The Adamello-Brenta Geopark is therefore an open-air laboratory where children, students and geo-tourists alike can discover and learn about the rich geology of the territory. Studying and discovering the geologic heritage tremendously improves comprehension of the landscape transformations in time and space and fosters everyone’s responsibility towards nature. For this reasons the park, within its wider and more complex strategy of conservation of the natural and cultural heritage, carries out several activities, in which geo-tourism always plays an important role. Come and experience one of these activities for yourself, and you will discover the history of the rocks and also of the people that live here. This story is recorded into the surrounding stones and landscapes….
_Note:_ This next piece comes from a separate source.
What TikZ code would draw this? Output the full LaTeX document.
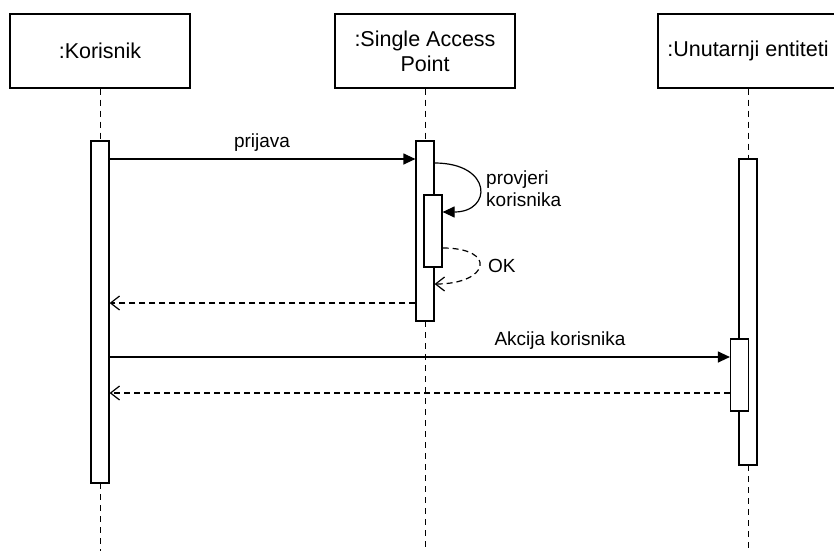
\documentclass[tikz,border=0pt]{standalone}
\usepackage{fontspec}
\setmainfont{Liberation Sans}
\usetikzlibrary{arrows.meta}
\begin{document}
\begin{tikzpicture}[x=1pt,y=-1pt,
  head/.style={draw, line width=1.2pt, fill=white, minimum width=180pt, minimum height=74pt, inner sep=0pt, align=center, font=\fontsize{21.5}{25}\selectfont},
  bar/.style={draw, line width=1.2pt, fill=white, minimum width=18pt, inner sep=0pt},
  life/.style={line width=1pt, dash pattern=on 6pt off 5pt},
  msg/.style={line width=1.2pt, -{Triangle[length=12pt,width=11pt]}},
  ret/.style={line width=1.2pt, dash pattern=on 6pt off 4pt, -{Straight Barb[length=9pt,width=14pt]}},
  lbl/.style={inner sep=0pt, font=\fontsize{19}{22}\selectfont}]
\useasboundingbox (0,0) rectangle (834,551);
\clip (0,0) rectangle (834,551);
\fill[white] (0,0) rectangle (834,551);
% headers
\node[head] (kor) at (100,51) {:Korisnik};
\node[head] (sap) at (425,51) {:Single Access\\Point};
\node[head] (ue) at (748,51) {:Unutarnji entiteti};
% bottom ends of lifelines
\coordinate (korend) at (100,551);
\coordinate (sapend) at (425,551);
\coordinate (ueend) at (748,551);
% lifelines
\draw[life] (kor.south) -- (100,141);
\draw[life] (sap.south) -- (425,141);
\draw[life] (ue.south) -- (748,159);
\draw[life] (100,483) -- (korend);
\draw[life] (425,321) -- (sapend);
\draw[life] (748,465) -- (ueend);
% activation bars
\node[bar, minimum height=342pt] (korbar) at (100,312) {};
\node[bar, minimum height=180pt] (sapbar) at (425,231) {};
\node[bar, minimum height=72pt] (sapin) at (433,231) {};
\node[bar, minimum height=306pt] (uebar) at (748,312) {};
\node[bar, minimum height=72pt] (uein) at (739.5,375) {};
% message levels
\coordinate (yprij) at (0,159);
\coordinate (yprov) at (0,163);
\coordinate (yprovend) at (0,212);
\coordinate (yok) at (0,248);
\coordinate (yokend) at (0,284);
\coordinate (yret1) at (0,303);
\coordinate (yakc) at (0,357);
\coordinate (yret2) at (0,393);
% messages
\draw[msg] (korbar.east |- yprij) -- (sapbar.west |- yprij);
\node[lbl] (lprij) at (262,143) {prijava};
\draw[msg] (sapbar.east |- yprov) .. controls +(58,0) and +(50,0) .. (sapin.east |- yprovend);
\node[lbl, anchor=west, align=left] (lprov) at (486,189) {provjeri\\korisnika};
\draw[ret] (sapin.east |- yok) .. controls +(55,0) and +(55,0) .. (sapbar.east |- yokend);
\node[lbl, anchor=west] (lok) at (488,266) {OK};
\draw[ret] (sapbar.west |- yret1) -- (korbar.east |- yret1);
\draw[msg] (korbar.east |- yakc) -- (uein.west |- yakc);
\node[lbl] (lakc) at (560,341) {Akcija korisnika};
\draw[ret] (uein.west |- yret2) -- (korbar.east |- yret2);
\end{tikzpicture}
\end{document}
Limestone, Dolostone, granodioryte, tonalite, porphyry, schists… these are just a few of the rocks which can be seen here. Few other geographic areas in the world display such great variety of rocks and habitats — in a word, such geo-diversity. Here we are in the heart of the Adamello-Brenta Geopark, an extremely heterogeneous and diversified area, characterised by the spectacular uniqueness of the high elevation landscape and the deep geological and geo-morphological diversity between the two mountain systems that overlook the park: the Adamello-Brenta massif and the Brenta Dolomite group.

Westwards the hard and firm tonalite (an igneous rock) gives the Adamello and Presanella massifs a morphology characterised by numerous sharp edges. This is the ‘youngest’ rock in the park, originated 29-42 million years ago from the crystallisation of melted rock (magma), ascended from the depths along fractures on the earth’s crust, where it cooled there without reaching the surface — as indeed usually does the magma. With a cover to slacken the cooling, the single crystals had time and the possibility to form: if you take a look at the rocks in this part of the park while hiking, you can tell apart the single minerals inside. Another characteristic of tonalite is its impermeability: 48 enchanted lakes, several spectacular waterfalls and rushing streams dominate the Adamello landscape, where water is the main topic.
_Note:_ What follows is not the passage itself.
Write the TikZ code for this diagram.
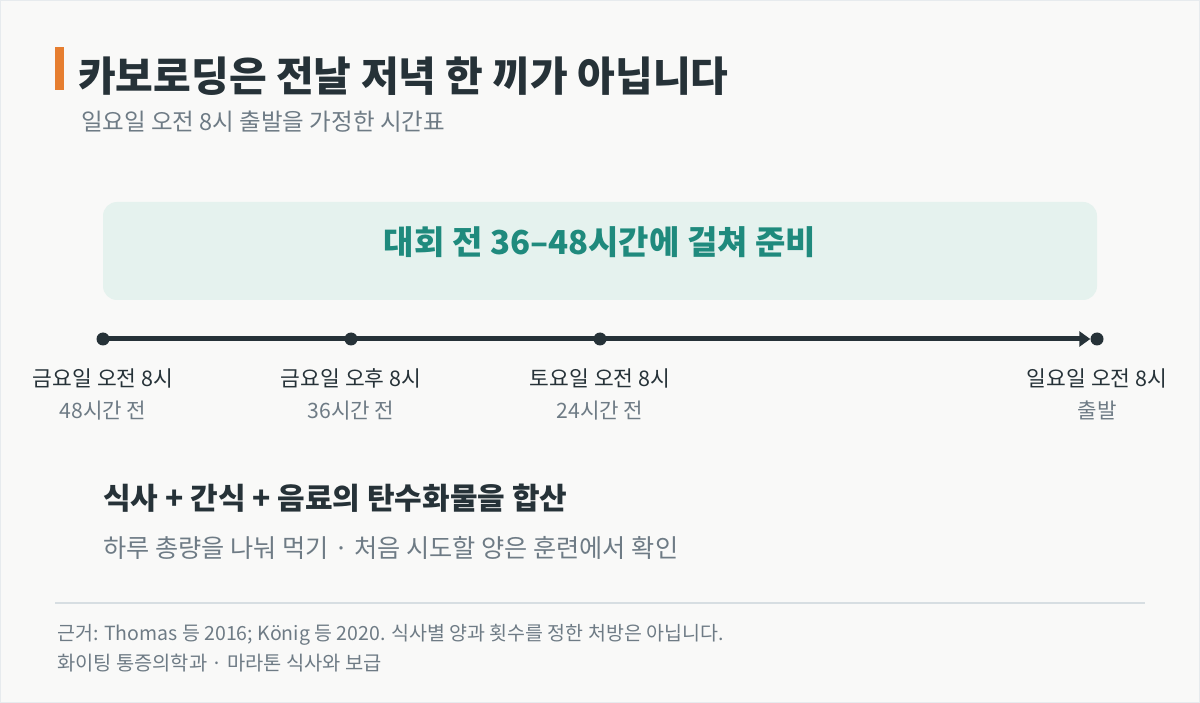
\documentclass[tikz,border=0pt]{standalone}
\usepackage{fontspec}
\setmainfont{Noto Sans CJK KR}
\usetikzlibrary{arrows.meta}
\definecolor{bgc}{HTML}{F9F9F8}
\definecolor{ink}{HTML}{263238}
\definecolor{muted}{HTML}{6E7B85}
\definecolor{teal}{HTML}{1F8A7D}
\definecolor{boxc}{HTML}{E5F2EE}
\definecolor{accent}{HTML}{E67E30}
\definecolor{rule}{HTML}{D7DEE2}
\tikzset{
  dot/.style={circle,fill=ink,inner sep=0pt,minimum size=13pt},
  lbl/.style={text=ink,font=\fontsize{21.5}{24}\selectfont,inner sep=0pt,anchor=base},
  sublbl/.style={text=muted,font=\fontsize{21.2}{24}\selectfont,inner sep=0pt,anchor=base},
  txt/.style={inner sep=0pt,anchor=base west},
}
\begin{document}
\begin{tikzpicture}[x=1pt,y=-1pt]
\fill[bgc] (0,0) rectangle (1200,703);
\draw[rule!60,line width=1pt] (0.5,0.5) rectangle (1199.5,702.5);
\useasboundingbox (0,0) rectangle (1200,703);
% title
\fill[accent] (55,47) rectangle (64,90);
\node[txt,text=ink,font=\fontsize{41}{45}\selectfont\bfseries] (title) at (78,92) {카보로딩은 전날 저녁 한 끼가 아닙니다};
\node[txt,text=muted,font=\fontsize{23.5}{27}\selectfont] (sub) at (81,131) {일요일 오전 8시 출발을 가정한 시간표};
% box
\node[fill=boxc,rounded corners=14pt,minimum width=994pt,minimum height=98pt,inner sep=0pt] (box) at (600,251) {};
\node[text=teal,font=\fontsize{33}{37}\selectfont\bfseries,inner sep=0pt] (boxt) at (600,242) {대회 전 36–48시간에 걸쳐 준비};
% timeline
\node[dot] (d1) at (103,339) {};
\node[dot] (d2) at (351,339) {};
\node[dot] (d3) at (600,339) {};
\node[dot] (d4) at (1097,339) {};
\draw[ink,line width=5pt,-{Triangle[length=11pt,width=15pt]}] (d1.center) -- (d4.west);
\node[lbl] (l1) at (103,387) {금요일 오전 8시};
\node[sublbl] (s1) at (103,418) {48시간 전};
\node[lbl] (l2) at (351,387) {금요일 오후 8시};
\node[sublbl] (s2) at (351,418) {36시간 전};
\node[lbl] (l3) at (600,387) {토요일 오전 8시};
\node[sublbl] (s3) at (600,418) {24시간 전};
\node[lbl] (l4) at (1097,387) {일요일 오전 8시};
\node[sublbl] (s4) at (1097,418) {출발};
% note
\node[txt,text=ink,font=\fontsize{30}{34}\selectfont\bfseries] (n1) at (103,509) {식사 + 간식 + 음료의 탄수화물을 합산};
\node[txt,text=muted,font=\fontsize{25.2}{29}\selectfont] (n2) at (103,557) {하루 총량을 나눠 먹기 · 처음 시도할 양은 훈련에서 확인};
% footer
\coordinate (r1) at (55,603);
\coordinate (r2) at (1145,603);
\draw[rule,line width=1.5pt] (r1) -- (r2);
\node[txt,text=muted,font=\fontsize{19.5}{22}\selectfont] (f1) at (57,640) {근거: Thomas 등 2016; König 등 2020. 식사별 양과 횟수를 정한 처방은 아닙니다.};
\node[txt,text=muted,font=\fontsize{19.8}{22}\selectfont] (f2) at (57,670) {화이팅 통증의학과 · 마라톤 식사와 보급};
\end{tikzpicture}
\end{document}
Eastwards you can find a completely different world: the superficial water disappears in the depths and only 4 beautiful lakes decorate the rocky landscape of the Brenta Dolomites. We are indeed in a great castle of sedimentary rocks, with breathtaking keeps, steeples and needles.

Would you have ever imagined that about 200 million years ago, where today there are these mountains, there was a warm and tropical sea, rich in coral reefs? Yet we have evidence of this: several fossils, skeletons and shells of marine organisms still ‘inhabit’ the limestone and Dolomite rock of the Brenta group. Among the fossils we can find the Megalodon — the index fossil of Main Dolomite: a rock formation that shapes these mountains at heart. 

Between the two mountain groups the oldest rocks of the area — called ‘Schists of Rendena Valley’ (Scisti di Val Rendena) — emerge. They are about 300 million years old and are metamorphic rocks: that means originated from transformations of pre-existing rocks.

The territory of the Geopark — in a nutshell — is a real open-air laboratory, where it is possible to see all three main kinds of rocks: igneous, sedimentary and metamorphic… and all we have to do is go and discover them for ourselves!

There are 61 Geo-sites within the Adamello-Brenta Geopark: the Geo-sites are places that give clear evidence of the earth’s crust evolution or of its influence on the life and growth of people. They comprise rock emergences, soils, fluids, minerals and fossils, or even particular forms of the landscape and other natural phenomena. The geological landscape is like an open book on the history of life on the planet. The 61 Geo-sites within the Adamello-Brenta Geopark have been divided into 5 main categories: glaciers; glacial and peri-glacial morphologies; Karst topographies; sites of geologic value and sites of demographic-ethnic-anthropologic value.